=== TASK DIRECTIONS ===
Leaving out the pictures, retype the lines from the beginning of the listing through the line containing "const height = 569;".

=== DATA EXCERPT ===

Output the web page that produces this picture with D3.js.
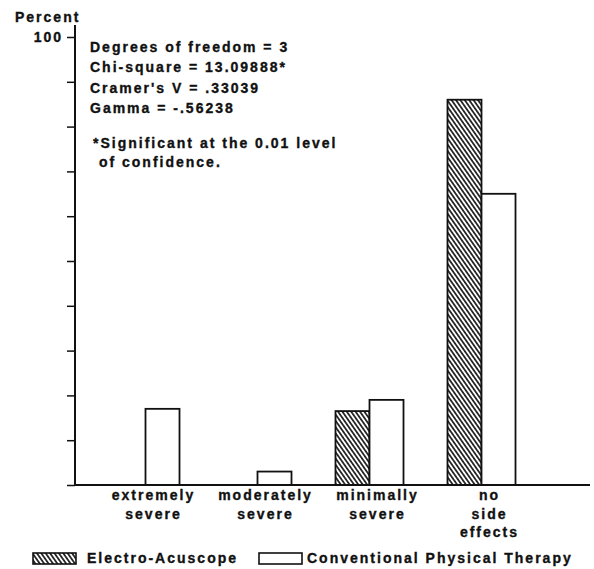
<!DOCTYPE html>
<html>
<head>
<meta charset="utf-8">
<script src="https://cdn.jsdelivr.net/npm/d3@7"></script>
<style>
  html, body { margin: 0; padding: 0; background: #fff; }
  svg { display: block; font-family: 'Liberation Sans', Arial, sans-serif; font-weight: bold; }
  .lbl { fill: #111; stroke: #111; stroke-width: 0.35px; font-size: 14px; letter-spacing: 2px; }
</style>
</head>
<body>
<svg class="chart"></svg>
<script>
const categories = ['extremely severe', 'moderately severe', 'minimally severe', 'no side effects'];
const categoryLines = [['extremely', 'severe'], ['moderately', 'severe'], ['minimally', 'severe'], ['no', 'side', 'effects']];
const seriesNames = ['Electro-Acuscope', 'Conventional Physical Therapy'];
const electroValues = [0, 0, 16.5, 86];
const conventionalValues = [17, 3, 19, 65];
const yTicks = [0, 10, 20, 30, 40, 50, 60, 70, 80, 90, 100];
const yTickLabels = {100: '100'};
const statLines = ['Degrees of freedom = 3', 'Chi-square = 13.09888*', "Cramer's V = .33039", 'Gamma = -.56238'];
const noteLines = ['*Significant at the 0.01 level', ' of confidence.'];

const width = 594;
const height = 569;

const data = categories.map((c, i) => ({
  name: c,
  values: [
    {key: seriesNames[0], value: electroValues[i]},
    {key: seriesNames[1], value: conventionalValues[i]}
  ]
}));

const svg = d3.select('.chart')
  .attr('width', width)
  .attr('height', height);

const defs = svg.append('defs');
const hatch = defs.append('pattern')
  .attr('id', 'hatch')
  .attr('patternUnits', 'userSpaceOnUse')
  .attr('width', 3.6)
  .attr('height', 4)
  .attr('patternTransform', 'rotate(-35)');
hatch.append('rect').attr('width', 3.6).attr('height', 4).attr('fill', '#fff');
hatch.append('line')
  .attr('x1', 0.9).attr('y1', 0).attr('x2', 0.9).attr('y2', 4)
  .attr('stroke', '#1a1a1a').attr('stroke-width', 1.7);

const x = d3.scaleBand().domain(categories).range([89.5, 537.5]).padding(0);
const x1 = d3.scaleBand().domain(seriesNames).range([-34, 34]).padding(0);
const y = d3.scaleLinear().domain([0, 100]).range([485, 37]);
const fills = d3.scaleOrdinal().domain(seriesNames).range(['url(#hatch)', '#fff']);

const axisX = 75;

// y axis
const yAxis = d3.axisLeft(y)
  .tickValues(yTicks)
  .tickSize(8)
  .tickSizeOuter(0)
  .tickFormat(d => yTickLabels[d] || '');

const gy = svg.append('g')
  .attr('transform', 'translate(' + axisX + ',0)')
  .call(yAxis);
gy.select('.domain').remove();
gy.selectAll('.tick line').attr('stroke', '#111').attr('stroke-width', 1.5);
gy.selectAll('.tick text')
  .attr('class', 'lbl')
  .attr('x', -12)
  .attr('font-family', null)
  .attr('font-size', null)
  .attr('fill', null);

svg.append('line')
  .attr('x1', axisX).attr('x2', axisX)
  .attr('y1', y(100) - 12).attr('y2', y(0))
  .attr('stroke', '#111').attr('stroke-width', 2);

svg.append('text')
  .attr('class', 'lbl')
  .attr('x', 15)
  .attr('y', 22)
  .text('Percent');

// bars
const group = svg.selectAll('.grp')
  .data(data)
  .enter().append('g')
  .attr('class', 'grp')
  .attr('transform', d => 'translate(' + (x(d.name) + x.bandwidth() / 2) + ',0)');

group.selectAll('rect')
  .data(d => d.values.filter(v => v.value > 0))
  .enter().append('rect')
  .attr('x', d => x1(d.key))
  .attr('width', x1.bandwidth())
  .attr('y', d => y(d.value))
  .attr('height', d => y(0) - y(d.value))
  .attr('fill', d => fills(d.key))
  .attr('stroke', '#111')
  .attr('stroke-width', 1.8);

// baseline
svg.append('line')
  .attr('x1', axisX).attr('x2', 590)
  .attr('y1', y(0)).attr('y2', y(0))
  .attr('stroke', '#111').attr('stroke-width', 2);

// category labels
const catText = svg.selectAll('.cat')
  .data(categories)
  .enter().append('text')
  .attr('class', 'lbl cat')
  .attr('text-anchor', 'middle')
  .attr('x', d => x(d) + x.bandwidth() / 2 + 8)
  .attr('y', 500);

catText.selectAll('tspan')
  .data((d, i) => categoryLines[i])
  .enter().append('tspan')
  .attr('x', function() { return d3.select(this.parentNode).attr('x'); })
  .attr('dy', (d, i) => i === 0 ? 0 : 18.5)
  .text(d => d);

// statistics box
svg.selectAll('.stat')
  .data(statLines)
  .enter().append('text')
  .attr('class', 'lbl stat')
  .attr('x', 90)
  .attr('y', (d, i) => 52 + i * 20.3)
  .text(d => d);

svg.selectAll('.note')
  .data(noteLines)
  .enter().append('text')
  .attr('class', 'lbl note')
  .attr('x', 93)
  .attr('y', (d, i) => 148 + i * 18.5)
  .attr('xml:space', 'preserve')
  .style('white-space', 'pre')
  .text(d => d);

// legend
const legendItems = [
  {key: seriesNames[0], box: 33, text: 87},
  {key: seriesNames[1], box: 259, text: 307}
];
const legend = svg.selectAll('.legend')
  .data(legendItems)
  .enter().append('g')
  .attr('class', 'legend');

legend.append('rect')
  .attr('x', d => d.box)
  .attr('y', 553)
  .attr('width', 43)
  .attr('height', 11)
  .attr('fill', d => fills(d.key))
  .attr('stroke', '#111')
  .attr('stroke-width', 1.6);

legend.append('text')
  .attr('class', 'lbl')
  .attr('x', d => d.text)
  .attr('y', 563)
  .text(d => d.key);
</script>
</body>
</html>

=== SOLUTION ===
Output the web page that produces this picture with D3.js.
<!DOCTYPE html>
<html>
<head>
<meta charset="utf-8">
<script src="https://cdn.jsdelivr.net/npm/d3@7"></script>
<style>
  html, body { margin: 0; padding: 0; background: #fff; }
  svg { display: block; font-family: 'Liberation Sans', Arial, sans-serif; font-weight: bold; }
  .lbl { fill: #111; stroke: #111; stroke-width: 0.35px; font-size: 14px; letter-spacing: 2px; }
</style>
</head>
<body>
<svg class="chart"></svg>
<script>
const categories = ['extremely severe', 'moderately severe', 'minimally severe', 'no side effects'];
const categoryLines = [['extremely', 'severe'], ['moderately', 'severe'], ['minimally', 'severe'], ['no', 'side', 'effects']];
const seriesNames = ['Electro-Acuscope', 'Conventional Physical Therapy'];
const electroValues = [0, 0, 16.5, 86];
const conventionalValues = [17, 3, 19, 65];
const yTicks = [0, 10, 20, 30, 40, 50, 60, 70, 80, 90, 100];
const yTickLabels = {100: '100'};
const statLines = ['Degrees of freedom = 3', 'Chi-square = 13.09888*', "Cramer's V = .33039", 'Gamma = -.56238'];
const noteLines = ['*Significant at the 0.01 level', ' of confidence.'];

const width = 594;
const height = 569;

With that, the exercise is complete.